Building on the progress made by his predecessor, Mgr. Claudio Mari Celli, he engaged in successful negotiations with Vietnam that led to the historic visit of Prime Minister Nguyen Tan Dung to Pope Benedict in January 2007. That visit opened the path to further positive development in relations between the two sides – under his successor, Mgr Ettore Balestrero, which have resulted in the agreement to have a special non-resident representative of the Pope to that country, with the establishment of diplomatic relations as the stated final goal.
In those seven years too, Monsignor Parolin worked hard to improve relations between the Holy See and the People’s Republic of China and from 2007 to 2009 he was the Vatican’s chief negotiator in sensitive talks with Beijing aimed at reaching an accord on the crucial issue of the appointment of bishops in that country, with a view to gaining greater religious freedom for the Church, and the eventual establishment of diplomatic relations. Those talks were said to be making considerable progress but ground to a halt in the years soon after his reassignment as nuncio to Venezuela.

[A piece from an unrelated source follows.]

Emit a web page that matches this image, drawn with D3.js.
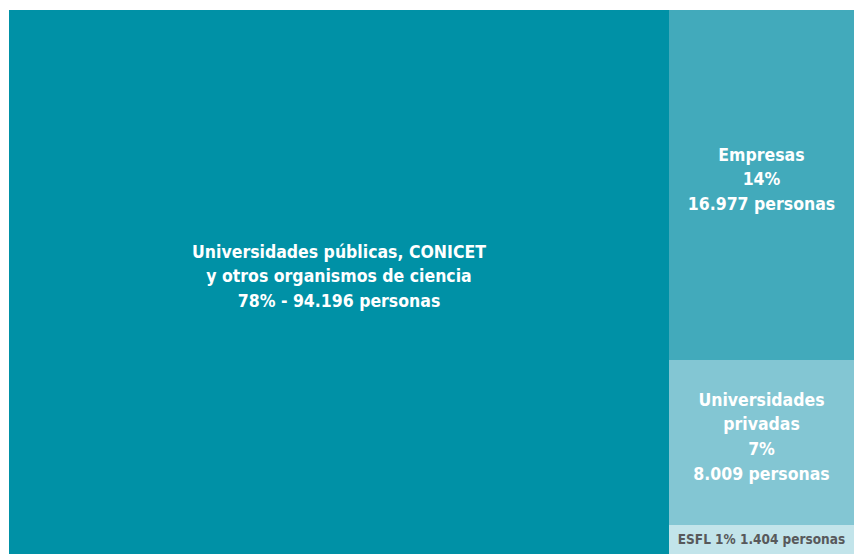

In those years too, Parolin was the Holy See’s chief negotiator with Israel and its neighboring states, and many in the diplomatic corps credited him with making a vital contribution to the success of Pope Benedict’s trip to the Holy Land in May 2009. Earlier, he had participated in the Middle East Peace Conference at Annapolis, Maryland, November 2007.
When he left Rome for Venezuela in 2009, after being ordained bishop by Pope Benedict XVI, many then predicted that Parolin could return one day to a position of higher responsibility in the Vatican, perhaps as Secretary of State. Thanks to Pope Francis this has now become a reality, and sooner than most people had expected. He will take up his new post on October 15.